Friday, April 2, 2010

Single Mom Breaks Stereotype

I’ve been sitting on this one for a couple of weeks, but after a conversation with a friend who works in higher education, I guess it’s time for me to purge and share some thoughts again. As usual, things are a bit of a stretch for me, so be patient.

There is this stereotype, all too often proven correct, that a child born to a single mom is destined for … nothing. Right now in college (especially community college, which certainly can be nothing more than a place for people to hide and avoid adulthood!) there are so many kids, especially males, who give their professors grief through disrespectful behavior and the attitude “You owe me, my life’s been rough thus far.” Plenty of these kids are from single-parent households.

The “you owe me” attitude is something people learn at home. My opinion, it’s all about the entitlement attitude that the United States has created through its welfare system.
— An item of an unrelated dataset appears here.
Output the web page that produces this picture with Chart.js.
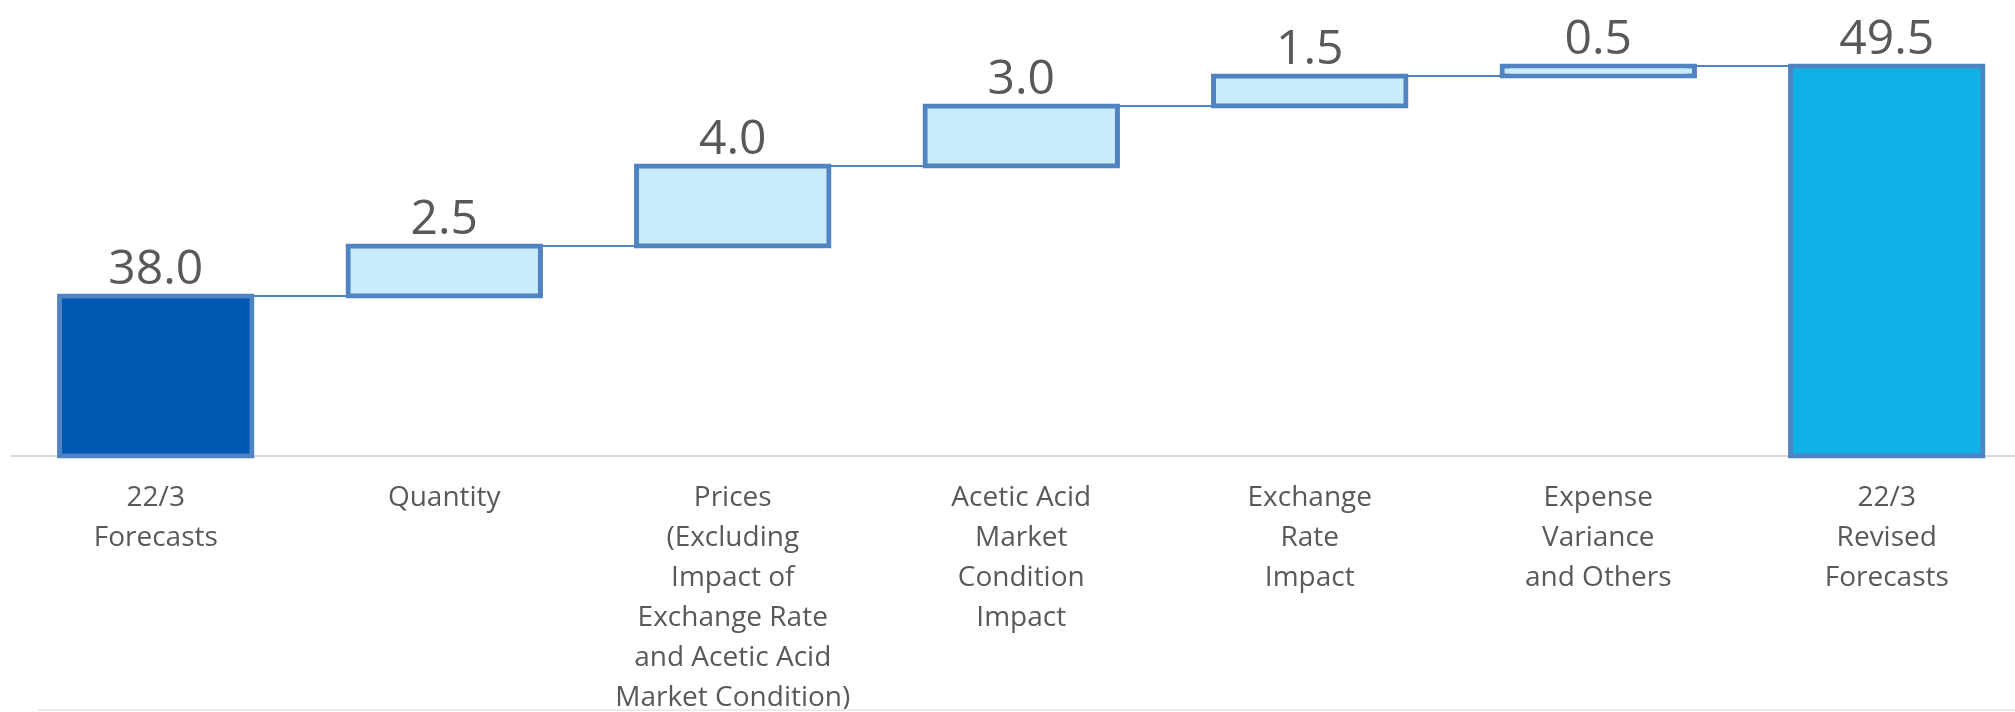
<!DOCTYPE html>
<html><head><meta charset="utf-8">
<script src="https://cdn.jsdelivr.net/npm/chart.js@4"></script>
<style>
html,body{margin:0;padding:0;overflow:hidden;background:#fff;width:2015px;height:712px;}
#wrap{position:absolute;left:0;top:0;width:2040px;height:712px;}
#foot{position:absolute;left:38px;right:0;top:709px;height:0;border-top:2px solid #ececec;}
</style></head><body>
<div id="wrap"><canvas id="c"></canvas></div>
<div id="foot"></div>
<script>
const categories = [
  ["22/3", "Forecasts"],
  ["Quantity"],
  ["Prices", "(Excluding", "Impact of", "Exchange Rate", "and Acetic Acid", "Market Condition)"],
  ["Acetic Acid", "Market", "Condition", "Impact"],
  ["Exchange", "Rate", "Impact"],
  ["Expense", "Variance", "and Others"],
  ["22/3", "Revised", "Forecasts"]
];
const startValue = 38.0;
const changes = [2.5, 4.0, 3.0, 1.5, 0.5];
const endValue = 49.5;
const axisMin = 30;
const axisMax = 52;

// Build floating bars from the values
const bars = [[axisMin, startValue]];
const labels = [startValue];
let run = startValue;
changes.forEach(d => { bars.push([run, run + d]); labels.push(d); run += d; });
bars.push([axisMin, endValue]);
labels.push(endValue);

const fills = bars.map((b, i) => i === 0 ? '#0057B1' : (i === bars.length - 1 ? '#10B1E6' : '#C8EBFD'));

const connectorPlugin = {
  id: 'connectors',
  beforeDatasetsDraw(chart) {
    const meta = chart.getDatasetMeta(0);
    const y = chart.scales.y;
    const ctx = chart.ctx;
    ctx.save();
    ctx.strokeStyle = '#5083C2';
    ctx.lineWidth = 2;
    for (let i = 0; i < meta.data.length - 1; i++) {
      const a = meta.data[i], b = meta.data[i + 1];
      const py = y.getPixelForValue(bars[i][1]);
      ctx.beginPath();
      ctx.moveTo(a.x, py);
      ctx.lineTo(b.x, py);
      ctx.stroke();
    }
    ctx.restore();
  },
  afterDatasetsDraw(chart) {
    const meta = chart.getDatasetMeta(0);
    const y = chart.scales.y;
    const ctx = chart.ctx;
    ctx.save();
    ctx.fillStyle = '#595959';
    ctx.font = '48px "Open Sans"';
    ctx.textAlign = 'center';
    ctx.textBaseline = 'alphabetic';
    meta.data.forEach((el, i) => {
      const py = y.getPixelForValue(bars[i][1]);
      ctx.fillText(labels[i].toFixed(1), el.x, py - 12.5);
    });
    ctx.restore();
  }
};

new Chart(document.getElementById('c'), {
  type: 'bar',
  data: {
    labels: categories,
    datasets: [{
      data: bars,
      backgroundColor: fills,
      borderColor: '#5083C2',
      borderWidth: 5,
      borderSkipped: false,
      inflateAmount: 2.5,
      barPercentage: 0.667,
      categoryPercentage: 1.0,
      clip: false
    }]
  },
  options: {
    responsive: true,
    maintainAspectRatio: false,
    animation: false,
    devicePixelRatio: 1,
    layout: { padding: { left: 11.5, right: 9, top: 16, bottom: 0 } },
    plugins: { legend: { display: false }, tooltip: { enabled: false } },
    scales: {
      x: {
        type: 'category',
        offset: true,
        grid: { display: false, drawTicks: false },
        border: { display: true, color: '#d9d9d9', width: 2 },
        ticks: {
          color: '#595959',
          font: { family: 'Open Sans', size: 28, lineHeight: 40 / 28 },
          padding: 22,
          maxRotation: 0,
          minRotation: 0,
          autoSkip: false
        },
        afterFit(s) { s.height = 256; }
      },
      y: {
        display: false,
        min: axisMin,
        max: axisMax
      }
    }
  },
  plugins: [connectorPlugin]
});
</script>
</body></html>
Start with one female, most likely with no education herself and coming from a family with the “you owe me” attitude herself. A baby equals a nice government check.

An attitude like this creates communities like Oakland, chock full of gangs and aimless young men who disrespect women. And they perpetuate the cycle, and their sisters, who may not be in gangs, perpetuate the cycle.

So when you come across someone who breaks—or rather, shatters—the stereotype, you can’t help but wonder why more families can’t get it right.

The mom in question was 15 or 16 when she became pregnant. My own daughter was a preschooler at the time. This young woman (let’s call her B) decided to keep the baby and finish high school. Her family rallied around her. Sure, they would have preferred she not do things that way, but her pregnancy and the eventual baby were never viewed as a tragedy or a source of a government check.

The baby, a boy, J, had plenty of good strong male role models who were not his father. He has a loving grandpa, uncles, cousins, and an uncle who was right there. His mom did eventually get married and when J was around junior high age, B had another son.

Fast forward 23 years. B is again a single mom, finishing prerequisite classes to apply for an RN program. She’s raising her second son, a great kid. J attended college and today is a talented journalist and gifted writer. Talented journalist and gifted writer are terms I do not toss about lightly.

Did I mention B inherited her grandmother’s cooking abilities and if she chose to do so, could probably support herself as a baker of fancy cakes?

Never has B looked at her boys at a source of cash. Her family circled the wagons and offered support and guidance to the young woman. Nothing but success was ever expected of her and her boys. B’s family is firmly middle-class, by no means wealthy, but they sacrificed to make sure B was able to care for J. J grew up knowing nothing but love, and his family expected nothing but good things for and about him. No excuses.

Why do B and J have to be the exception? Anecdotally, how many single moms do you know who did NOT end up on welfare for years, who did NOT continue to have babies (and plenty of deadbeat baby daddies), and whose babies used every excuse in the book to explain their eventual failures?

B will make an excellent RN within the next couple of years; I have no doubt J will someday end up winning a Pulitzer Prize, he’s that gifted. Son #2 will do whatever he wants and will no doubt be as successful as both J and his mom.

This family needs to write an instruction manual on how to successfully raise a kid! High expectations + no excuses + no sense of entitlement = successful young adult/human being who will make a difference in this world.